What the United States wants is help on issues like Iran and Afghanistan: making sure we can get supplies across Russia to Afghanistan and persuading Russia to continue putting pressure on Iran to back away from making nuclear weapons.

The treaty will have to be ratified by the U.S. Senate. How do you expect that to play out?

The mood in Washington isn't very bipartisan at present, of course. And there are many people who think: why should we have an agreement with the Russians? We're stronger; they're weaker. We shouldn't limit our own flexibility by negotiating agreements. That was a strong view in the Bush administration - that arms control is a bad thing and it only limits our freedom of action. And the issue of missile defense systems will be a contentious issue. There are people who want to see absolutely no restrictions on our defenses against ballistic missiles, whereas that is one of the goals of Russian policy.

How does this treaty fit in with concerns that unstable countries and terrorist groups might get their hands on nuclear weapons?

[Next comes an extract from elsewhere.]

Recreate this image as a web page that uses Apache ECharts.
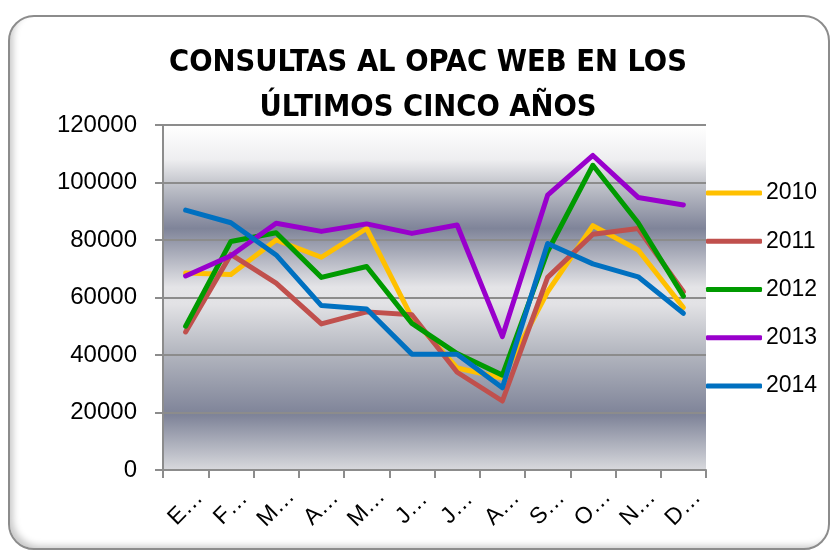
<!DOCTYPE html>
<html>
<head>
<meta charset="utf-8">
<script src="https://cdn.jsdelivr.net/npm/echarts@6/dist/echarts.min.js"></script>
<style>
  html, body { margin: 0; padding: 0; background: #ffffff; }
  #wrap { position: relative; width: 832px; height: 552px; overflow: hidden; }
  #frame {
    position: absolute; left: 8px; top: 15px; width: 822px; height: 535px;
    border: 2px solid #8c8c8c; border-radius: 26px; background: #ffffff;
    box-shadow: inset 6px -5px 7px -3px rgba(0,0,0,0.22);
    box-sizing: border-box;
  }
  #chart { position: absolute; left: 0; top: 0; width: 832px; height: 552px; }
</style>
</head>
<body>
<div id="wrap">
  <div id="frame"></div>
  <div id="chart"></div>
</div>
<script>
// Monthly OPAC web queries, one array per year
const months = ['Enero', 'Febrero', 'Marzo', 'Abril', 'Mayo', 'Junio',
                'Julio', 'Agosto', 'Septiembre', 'Octubre', 'Noviembre', 'Diciembre'];
const years = ['2010', '2011', '2012', '2013', '2014'];
const q2010 = [68500, 68000, 80000, 74000, 84000, 53000, 35500, 32000, 62000, 85000, 76500, 56500];
const q2011 = [48000, 75000, 65000, 50800, 55000, 54000, 34000, 24000, 67000, 82000, 84000, 62000];
const q2012 = [50000, 79500, 82500, 67000, 70800, 51000, 40500, 33000, 76000, 106000, 86000, 60500];
const q2013 = [67500, 74500, 85800, 83000, 85600, 82300, 85200, 46400, 95600, 109400, 94800, 92200];
const q2014 = [90400, 86000, 74800, 57200, 56000, 40300, 40300, 28600, 78800, 71700, 67200, 54500];
const yearColors = ['#ffc000', '#c0504d', '#009a00', '#9900cc', '#0070c0'];
const chartTitle = 'CONSULTAS AL OPAC WEB EN LOS\nÚLTIMOS CINCO AÑOS';

const values = [q2010, q2011, q2012, q2013, q2014];
const baseFont = '"Liberation Sans", Arial, sans-serif';

const chart = echarts.init(document.getElementById('chart'), null, { renderer: 'canvas' });

chart.setOption({
  backgroundColor: 'transparent',
  animation: false,
  color: yearColors,
  title: {
    text: chartTitle,
    left: 423,
    textAlign: 'center',
    top: 36,
    textStyle: {
      fontFamily: '"Liberation Sans Narrow", "DejaVu Sans Condensed", sans-serif',
      fontWeight: 'bold',
      fontSize: 30.5,
      lineHeight: 45,
      color: '#000000'
    }
  },
  grid: {
    left: 163, right: 126, top: 125, bottom: 82,
    show: true,
    borderWidth: 0,
    backgroundColor: {
      type: 'linear', x: 0, y: 0, x2: 0, y2: 1,
      colorStops: [
        { offset: 0.00, color: '#ffffff' },
        { offset: 0.10, color: '#eeeef0' },
        { offset: 0.17, color: '#c3c5cc' },
        { offset: 0.30, color: '#7f8499' },
        { offset: 0.47, color: '#e4e4e7' },
        { offset: 0.52, color: '#e2e2e5' },
        { offset: 0.66, color: '#b3b6bf' },
        { offset: 0.84, color: '#7e8398' },
        { offset: 1.00, color: '#d8d9dd' }
      ]
    }
  },
  legend: {
    orient: 'vertical',
    left: 701,
    top: 176,
    itemWidth: 56,
    itemHeight: 5,
    itemGap: 24.25,
    icon: 'roundRect',
    textStyle: {
      fontFamily: baseFont, fontSize: 23, lineHeight: 24, height: 24,
      color: '#000000', padding: [0, 0, 0, -1]
    },
    data: years
  },
  xAxis: {
    type: 'category',
    data: months,
    boundaryGap: true,
    axisLine: { show: true, lineStyle: { color: '#8c8c8c', width: 2 } },
    axisTick: { show: true, length: 8, lineStyle: { color: '#8c8c8c', width: 2 } },
    axisLabel: {
      rotate: 45,
      align: 'center',
      verticalAlign: 'middle',
      margin: 38,
      interval: 0,
      fontFamily: baseFont,
      fontSize: 23,
      color: '#000000',
      formatter: (v) => v.charAt(0) + '…'
    },
    splitLine: { show: false }
  },
  yAxis: {
    type: 'value',
    min: 0,
    max: 120000,
    interval: 20000,
    axisLine: { show: true, lineStyle: { color: '#8c8c8c', width: 2 } },
    axisTick: { show: true, length: 8, lineStyle: { color: '#8c8c8c', width: 2 } },
    axisLabel: {
      margin: 26,
      fontFamily: baseFont,
      fontSize: 24,
      color: '#000000',
      formatter: (v) => String(v)
    },
    splitLine: { show: true, lineStyle: { color: '#8c8c8c', width: 2 } }
  },
  series: years.map((y, i) => ({
    name: y,
    type: 'line',
    data: values[i],
    symbol: 'none',
    lineStyle: { width: 5, color: yearColors[i], cap: 'round', join: 'round' },
    itemStyle: { color: yearColors[i] }
  }))
});
</script>
</body>
</html>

The Russians aren't about to blow us up, and we're not about to blow them up. The real fear is that other people will get hold of nuclear weapons. In the Obama administration's view, this treaty is part of a single effort to create a tough nuclear regime where states that have nuclear weapons are taking steps toward getting rid of them. And at the same time, the mechanisms for preventing new states - and in particular terrorist groups - from getting hold of nuclear weapons or the materials to make them are being strengthened.

Under the nuclear nonproliferation treaty, which entered into force in 1970, states that have nuclear weapons are obliged to pursue nuclear disarmament, while the states without them have promised not to acquire them. So if you want to strengthen this nuclear regime and make it harder for other states and terrorist groups to get nuclear weapons, then those with the nuclear weapons need to be moving toward zero. That's a key element in the administration's policy. The judgment is that a discriminatory regime is not viable in the long run.

What's the likelihood that we'll get to world free of nuclear weapons?

The president laid that out as a goal, and he said it probably wouldn't happen in his lifetime. Nobody can say that we can get to zero in say 20 years, but we do know what the first steps should be on such a path, and this treaty is one of them.

Before the world could get to zero nuclear weapons, there would have to be certainty that nobody could break out and say, "I've got lots of nuclear weapons, so you better listen to me."

The goal of zero is a vision, but I think it's an essential one because it gives you a sense of the direction you should go in.

What are the next steps Russia and the U.S. will take to reduce their nuclear stockpiles?

It's not clear. There is no agreement to have a further round of talks, but I very much hope there is one. There could be further negotiations on the reduction of strategic forces, but it seems more likely that talks might focus on the possibilities of cooperation in ballistic missile defense and/or on tactical nuclear weapons - the shorter-range systems that are not covered by the new treaty.